_Task prompt_
Retype the lines beneath this one, from the first through the line containing "1,7 % vs moy.". Pictures are left out.
[BEGIN Material provided]
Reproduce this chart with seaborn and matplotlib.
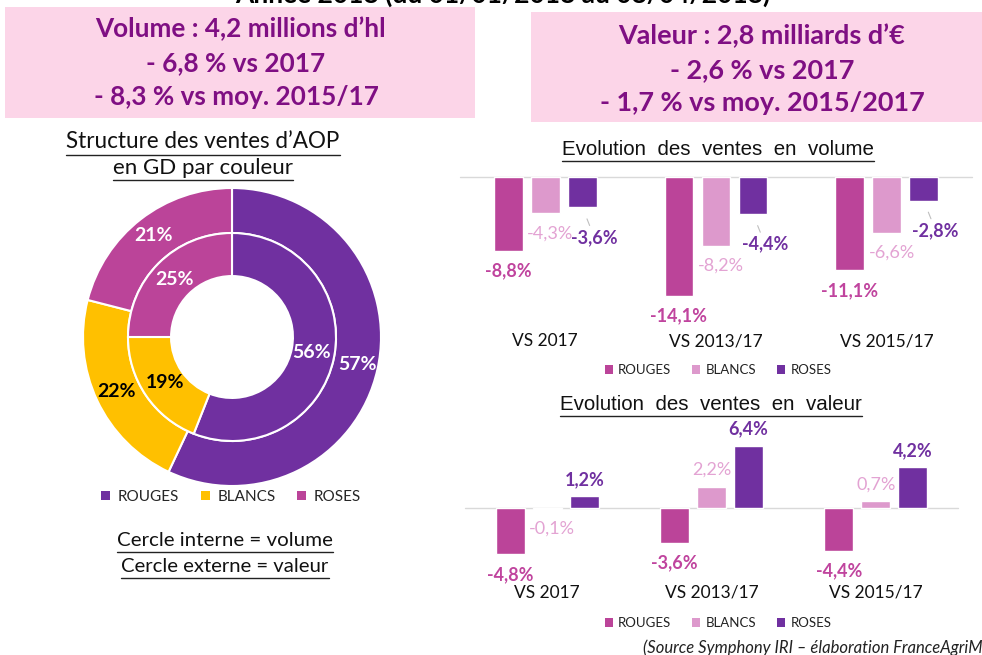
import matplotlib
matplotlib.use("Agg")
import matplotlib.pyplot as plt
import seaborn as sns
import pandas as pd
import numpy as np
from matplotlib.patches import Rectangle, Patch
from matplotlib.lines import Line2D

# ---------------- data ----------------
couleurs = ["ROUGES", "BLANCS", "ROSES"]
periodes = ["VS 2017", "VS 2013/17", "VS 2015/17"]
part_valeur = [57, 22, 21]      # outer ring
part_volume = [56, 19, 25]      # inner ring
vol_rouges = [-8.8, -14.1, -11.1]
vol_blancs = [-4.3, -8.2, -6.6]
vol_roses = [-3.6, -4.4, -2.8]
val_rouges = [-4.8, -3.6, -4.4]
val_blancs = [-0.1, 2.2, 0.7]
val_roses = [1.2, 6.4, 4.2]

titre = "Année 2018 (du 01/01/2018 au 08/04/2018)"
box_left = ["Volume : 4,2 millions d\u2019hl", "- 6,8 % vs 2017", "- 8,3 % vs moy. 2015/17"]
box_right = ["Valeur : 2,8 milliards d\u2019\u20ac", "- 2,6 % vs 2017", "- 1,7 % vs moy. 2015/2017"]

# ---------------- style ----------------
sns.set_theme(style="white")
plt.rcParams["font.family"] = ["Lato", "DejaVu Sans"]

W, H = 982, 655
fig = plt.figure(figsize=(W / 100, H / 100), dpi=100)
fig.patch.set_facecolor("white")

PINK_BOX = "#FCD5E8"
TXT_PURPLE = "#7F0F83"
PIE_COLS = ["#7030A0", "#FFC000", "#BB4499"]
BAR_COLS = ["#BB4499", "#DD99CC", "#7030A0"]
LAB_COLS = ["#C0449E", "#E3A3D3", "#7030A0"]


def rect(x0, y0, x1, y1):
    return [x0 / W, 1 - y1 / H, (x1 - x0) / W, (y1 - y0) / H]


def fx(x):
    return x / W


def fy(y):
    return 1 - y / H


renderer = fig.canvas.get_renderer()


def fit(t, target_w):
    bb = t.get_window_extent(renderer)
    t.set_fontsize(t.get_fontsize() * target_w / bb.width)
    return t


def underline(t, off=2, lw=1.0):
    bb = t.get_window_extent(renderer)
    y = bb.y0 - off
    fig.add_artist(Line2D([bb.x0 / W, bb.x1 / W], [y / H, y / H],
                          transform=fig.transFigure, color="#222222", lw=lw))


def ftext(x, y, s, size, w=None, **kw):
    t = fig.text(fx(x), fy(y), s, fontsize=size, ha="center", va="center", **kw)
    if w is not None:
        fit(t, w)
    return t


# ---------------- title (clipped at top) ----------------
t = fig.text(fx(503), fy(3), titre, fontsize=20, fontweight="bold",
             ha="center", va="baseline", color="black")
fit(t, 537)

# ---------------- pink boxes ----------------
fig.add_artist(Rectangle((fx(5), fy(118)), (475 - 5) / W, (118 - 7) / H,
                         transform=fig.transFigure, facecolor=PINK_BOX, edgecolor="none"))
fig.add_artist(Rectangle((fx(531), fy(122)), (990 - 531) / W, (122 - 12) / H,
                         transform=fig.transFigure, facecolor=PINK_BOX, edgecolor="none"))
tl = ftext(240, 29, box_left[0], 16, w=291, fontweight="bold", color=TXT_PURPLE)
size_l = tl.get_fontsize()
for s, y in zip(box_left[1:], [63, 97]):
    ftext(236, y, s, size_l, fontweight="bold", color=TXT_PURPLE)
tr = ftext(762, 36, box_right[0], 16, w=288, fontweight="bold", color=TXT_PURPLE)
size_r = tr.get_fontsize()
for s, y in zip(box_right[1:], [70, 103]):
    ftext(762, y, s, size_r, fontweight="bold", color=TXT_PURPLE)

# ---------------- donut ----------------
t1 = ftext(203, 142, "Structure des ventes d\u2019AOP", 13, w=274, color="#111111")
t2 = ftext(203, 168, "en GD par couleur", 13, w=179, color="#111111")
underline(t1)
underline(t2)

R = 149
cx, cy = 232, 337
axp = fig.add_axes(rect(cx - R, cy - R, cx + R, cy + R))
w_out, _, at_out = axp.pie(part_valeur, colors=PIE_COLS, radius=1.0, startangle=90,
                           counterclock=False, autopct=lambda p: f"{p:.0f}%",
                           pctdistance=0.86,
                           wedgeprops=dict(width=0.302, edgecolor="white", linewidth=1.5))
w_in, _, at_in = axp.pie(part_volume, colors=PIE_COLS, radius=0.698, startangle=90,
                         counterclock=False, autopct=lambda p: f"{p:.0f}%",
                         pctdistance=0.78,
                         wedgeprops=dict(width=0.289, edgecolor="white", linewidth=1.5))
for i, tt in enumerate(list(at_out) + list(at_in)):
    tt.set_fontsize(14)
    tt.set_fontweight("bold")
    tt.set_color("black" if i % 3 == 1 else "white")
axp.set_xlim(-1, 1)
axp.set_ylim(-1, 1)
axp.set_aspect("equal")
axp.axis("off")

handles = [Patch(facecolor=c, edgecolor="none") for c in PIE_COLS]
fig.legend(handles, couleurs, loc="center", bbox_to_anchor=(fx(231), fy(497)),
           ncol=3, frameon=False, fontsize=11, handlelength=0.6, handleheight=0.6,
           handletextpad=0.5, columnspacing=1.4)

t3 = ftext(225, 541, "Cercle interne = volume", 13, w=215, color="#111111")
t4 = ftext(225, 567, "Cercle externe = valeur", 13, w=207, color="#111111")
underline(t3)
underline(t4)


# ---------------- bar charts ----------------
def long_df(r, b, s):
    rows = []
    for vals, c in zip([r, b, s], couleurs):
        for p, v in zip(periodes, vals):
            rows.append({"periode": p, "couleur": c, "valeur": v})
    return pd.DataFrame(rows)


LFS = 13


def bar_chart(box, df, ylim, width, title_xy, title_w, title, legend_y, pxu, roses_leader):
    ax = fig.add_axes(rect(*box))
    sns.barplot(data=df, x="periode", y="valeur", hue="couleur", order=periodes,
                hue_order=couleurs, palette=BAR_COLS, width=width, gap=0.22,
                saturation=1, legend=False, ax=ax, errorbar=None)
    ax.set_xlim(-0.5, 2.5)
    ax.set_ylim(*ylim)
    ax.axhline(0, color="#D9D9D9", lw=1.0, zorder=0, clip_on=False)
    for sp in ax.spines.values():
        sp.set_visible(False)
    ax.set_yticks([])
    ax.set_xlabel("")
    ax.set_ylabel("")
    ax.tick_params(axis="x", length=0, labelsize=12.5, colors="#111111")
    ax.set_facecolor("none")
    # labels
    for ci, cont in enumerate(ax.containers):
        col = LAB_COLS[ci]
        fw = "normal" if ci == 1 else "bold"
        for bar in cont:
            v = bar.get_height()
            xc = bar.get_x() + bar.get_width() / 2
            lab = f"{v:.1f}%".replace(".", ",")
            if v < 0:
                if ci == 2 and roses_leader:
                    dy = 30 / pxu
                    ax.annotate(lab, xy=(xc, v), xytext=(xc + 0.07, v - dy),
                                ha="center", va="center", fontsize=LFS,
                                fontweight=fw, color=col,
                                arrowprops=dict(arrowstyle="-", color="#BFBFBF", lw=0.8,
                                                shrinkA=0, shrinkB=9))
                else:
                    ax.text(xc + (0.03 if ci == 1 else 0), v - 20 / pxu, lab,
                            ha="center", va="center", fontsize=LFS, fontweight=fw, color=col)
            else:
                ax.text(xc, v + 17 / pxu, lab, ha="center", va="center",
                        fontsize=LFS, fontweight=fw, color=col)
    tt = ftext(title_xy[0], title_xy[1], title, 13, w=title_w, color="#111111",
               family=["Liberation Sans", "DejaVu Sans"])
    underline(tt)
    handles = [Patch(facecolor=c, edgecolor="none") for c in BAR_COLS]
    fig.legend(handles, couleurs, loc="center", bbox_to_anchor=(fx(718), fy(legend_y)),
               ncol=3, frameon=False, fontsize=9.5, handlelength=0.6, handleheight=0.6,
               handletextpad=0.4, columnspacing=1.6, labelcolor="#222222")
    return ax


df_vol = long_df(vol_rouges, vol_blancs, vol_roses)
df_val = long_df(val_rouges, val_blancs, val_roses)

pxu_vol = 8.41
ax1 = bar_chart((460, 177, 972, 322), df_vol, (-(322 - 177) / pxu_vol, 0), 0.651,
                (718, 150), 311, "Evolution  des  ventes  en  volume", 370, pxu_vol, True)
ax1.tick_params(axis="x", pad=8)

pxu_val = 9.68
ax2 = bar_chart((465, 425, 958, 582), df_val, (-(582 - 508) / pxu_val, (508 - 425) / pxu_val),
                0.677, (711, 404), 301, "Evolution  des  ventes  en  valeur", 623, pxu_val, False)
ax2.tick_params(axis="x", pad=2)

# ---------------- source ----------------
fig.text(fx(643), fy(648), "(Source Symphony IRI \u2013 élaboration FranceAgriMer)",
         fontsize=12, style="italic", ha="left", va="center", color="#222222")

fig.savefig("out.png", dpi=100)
[END Material provided]
_Task result_
Reproduce this chart with seaborn and matplotlib.
import matplotlib
matplotlib.use("Agg")
import matplotlib.pyplot as plt
import seaborn as sns
import pandas as pd
import numpy as np
from matplotlib.patches import Rectangle, Patch
from matplotlib.lines import Line2D

# ---------------- data ----------------
couleurs = ["ROUGES", "BLANCS", "ROSES"]
periodes = ["VS 2017", "VS 2013/17", "VS 2015/17"]
part_valeur = [57, 22, 21]      # outer ring
part_volume = [56, 19, 25]      # inner ring
vol_rouges = [-8.8, -14.1, -11.1]
vol_blancs = [-4.3, -8.2, -6.6]
vol_roses = [-3.6, -4.4, -2.8]
val_rouges = [-4.8, -3.6, -4.4]
val_blancs = [-0.1, 2.2, 0.7]
val_roses = [1.2, 6.4, 4.2]

titre = "Année 2018 (du 01/01/2018 au 08/04/2018)"
box_left = ["Volume : 4,2 millions d\u2019hl", "- 6,8 % vs 2017", "- 8,3 % vs moy. 2015/17"]
box_right = ["Valeur : 2,8 milliards d\u2019\u20ac", "- 2,6 % vs 2017", "- 1,7 % vs moy. 2015/2017"]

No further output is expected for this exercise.